Preprocessing Methods for Memristive Reservoir Computing for Image Recognition

TL;DR

This paper systematically evaluates preprocessing methods for memristive reservoir computing in image recognition, demonstrating that optimized preprocessing enhances accuracy and energy efficiency.

Contribution

It introduces a parity-based preprocessing method that improves accuracy and provides a comprehensive comparison of preprocessing techniques for memristive RC.

Findings

Parity-based preprocessing improves accuracy by 2-6%.

Preprocessing methods significantly affect energy consumption.

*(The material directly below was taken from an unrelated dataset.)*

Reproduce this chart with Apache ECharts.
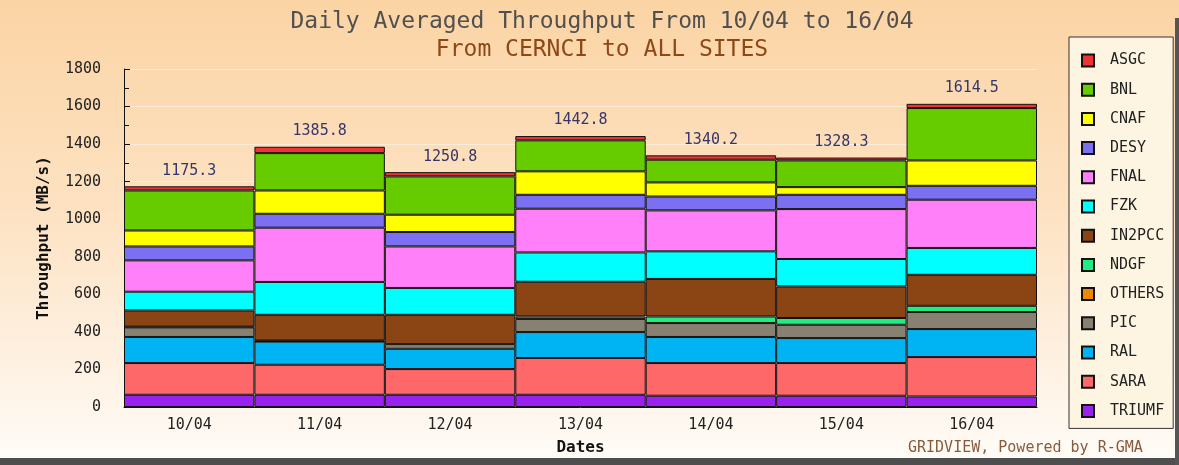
<!DOCTYPE html>
<html>
<head>
<meta charset="utf-8">
<script src="https://cdn.jsdelivr.net/npm/echarts@6/dist/echarts.min.js"></script>
<style>
html,body{margin:0;padding:0;}
#chart{width:1179px;height:465px;}
</style>
</head>
<body>
<div id="chart"></div>
<script>
const dates = ['10/04','11/04','12/04','13/04','14/04','15/04','16/04'];
const totals = [1175.3, 1385.8, 1250.8, 1442.8, 1340.2, 1328.3, 1614.5];
const yTicks = [0, 200, 400, 600, 800, 1000, 1200, 1400, 1600, 1800];

// stacked from bottom to top
const TRIUMF = [65, 65, 65, 65, 60, 60, 56];
const SARA   = [169, 160, 137, 196, 174, 174, 210];
const RAL    = [139, 123, 108, 138, 139, 133, 149];
const PIC    = [51, 2, 25, 70, 74, 71, 91];
const OTHERS = [4, 4, 0, 0, 0, 0, 0];
const NDGF   = [0, 0, 0, 13, 35, 36, 33];
const IN2PCC = [86, 137, 156, 185, 200, 168, 165];
const FZK    = [100, 175, 143, 156, 147, 146, 143];
const FNAL   = [167, 289, 221, 233, 218, 266, 257];
const DESY   = [74, 74, 77, 74, 74, 76, 74];
const CNAF   = [85, 124, 92, 125, 75, 41, 135];
const BNL    = [213, 199, 204, 165, 121, 142, 279];
const ASGC   = [22.3, 33.8, 22.8, 22.8, 23.2, 15.3, 22.5];

const stackOrder = ['TRIUMF','SARA','RAL','PIC','OTHERS','NDGF','IN2PCC','FZK','FNAL','DESY','CNAF','BNL','ASGC'];
const legendOrder = ['ASGC','BNL','CNAF','DESY','FNAL','FZK','IN2PCC','NDGF','OTHERS','PIC','RAL','SARA','TRIUMF'];
const values = {TRIUMF, SARA, RAL, PIC, OTHERS, NDGF, IN2PCC, FZK, FNAL, DESY, CNAF, BNL, ASGC};
const colors = {
  ASGC:'#ee3333', BNL:'#66cc00', CNAF:'#ffff00', DESY:'#7b6ff2', FNAL:'#ff80f8',
  FZK:'#00ffff', IN2PCC:'#8b4514', NDGF:'#22ee80', OTHERS:'#ee8800', PIC:'#888070',
  RAL:'#00b4f4', SARA:'#ff6868', TRIUMF:'#9922ee'
};

const mono = 'DejaVu Sans Mono';

const series = stackOrder.map(name => {
  const s = {
    name: name,
    type: 'bar',
    stack: 'total',
    barCategoryGap: '0%',
    data: values[name].map(v => v === 0 ? null : v),
    itemStyle: { color: colors[name], borderColor: '#111', borderWidth: 1 },
    emphasis: { disabled: true }
  };
  if (name === 'ASGC') {
    s.label = {
      show: true,
      position: 'top',
      distance: 8,
      fontFamily: mono,
      fontSize: 15,
      color: '#35356a',
      formatter: p => totals[p.dataIndex].toFixed(1)
    };
  }
  return s;
});

const chart = echarts.init(document.getElementById('chart'), null, {renderer: 'canvas'});
chart.setOption({
  animation: false,
  backgroundColor: {
    type: 'linear', x: 0, y: 0, x2: 0, y2: 1,
    colorStops: [
      {offset: 0, color: '#fbd4a4'},
      {offset: 0.45, color: '#fde2c2'},
      {offset: 0.8, color: '#fef2e4'},
      {offset: 1, color: '#fffcf8'}
    ]
  },
  title: [
    {
      text: 'Daily Averaged Throughput From 10/04 to 16/04',
      left: 597, top: 6, textAlign: 'center',
      textStyle: {fontFamily: mono, fontSize: 23, fontWeight: 'normal', color: '#505050'}
    },
    {
      text: 'From CERNCI to ALL SITES',
      left: 597, top: 34, textAlign: 'center',
      textStyle: {fontFamily: mono, fontSize: 23, fontWeight: 'normal', color: '#8e4818'}
    }
  ],
  legend: {
    data: legendOrder,
    orient: 'vertical',
    left: 1069, top: 37,
    padding: [16, 9, 10, 12],
    itemWidth: 12, itemHeight: 12,
    itemGap: 14.2,
    icon: 'rect',
    backgroundColor: '#fdf5e2',
    borderColor: '#333',
    borderWidth: 1,
    textStyle: {fontFamily: mono, fontSize: 15, color: '#222', padding: [0, 0, 0, 11]}
  },
  grid: {left: 124, right: 142, top: 69, bottom: 58},
  xAxis: {
    type: 'category',
    data: dates,
    name: 'Dates',
    nameLocation: 'middle',
    nameGap: 33,
    nameTextStyle: {fontFamily: mono, fontSize: 16, fontWeight: 'bold', color: '#111'},
    axisLine: {lineStyle: {color: '#111', width: 1}},
    axisTick: {show: false},
    axisLabel: {fontFamily: mono, fontSize: 15, color: '#222', margin: 11}
  },
  yAxis: {
    type: 'value',
    min: yTicks[0], max: yTicks[yTicks.length - 1], interval: 200,
    name: 'Throughput (MB/s)',
    nameLocation: 'middle',
    nameGap: 72,
    nameTextStyle: {fontFamily: mono, fontSize: 16, fontWeight: 'bold', color: '#111'},
    axisLine: {show: true, lineStyle: {color: '#111', width: 1}},
    axisTick: {show: true, inside: true, length: 6, lineStyle: {color: '#111'}},
    minorTick: {show: true, splitNumber: 2, length: 5, lineStyle: {color: '#111'}},
    splitLine: {show: true, lineStyle: {color: 'rgba(255,255,255,0.45)', width: 1}},
    axisLabel: {fontFamily: mono, fontSize: 15, color: '#222', margin: 23,
                formatter: v => String(v)}
  },
  graphic: [
    {type: 'rect', left: 0, top: 458, shape: {width: 1179, height: 7}, style: {fill: '#4e4e4e'}, z: 100},
    {type: 'rect', left: 1175, top: 18, shape: {width: 4, height: 447}, style: {fill: '#555'}, z: 100},
    {type: 'text', left: 908, top: 441,
     style: {text: 'GRIDVIEW, Powered by R-GMA', fontFamily: mono, fontSize: 15, fill: '#8a5a3c'}}
  ],
  series: series
});
</script>
</body>
</html>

Informed preprocessing enhances scalability of memristive RC.

Abstract

Reservoir computing (RC) has attracted attention as an efficient recurrent neural network architecture due to its simplified training, requiring only its last perceptron readout layer to be trained. When implemented with memristors, RC systems benefit from their dynamic properties, which make them ideal for reservoir construction. However, achieving high performance in memristor-based RC remains challenging, as it critically depends on the input preprocessing method and reservoir size. Despite growing interest, a comprehensive evaluation that quantifies the impact of these factors is still lacking. This paper systematically compares various preprocessing methods for memristive RC systems, assessing their effects on accuracy and energy consumption. We also propose a parity-based preprocessing method that improves accuracy by 2-6% while requiring only a modest increase in device count compared to other methods. Our findings highlight the importance of informed preprocessing strategies to improve the efficiency and scalability of memristive RC systems.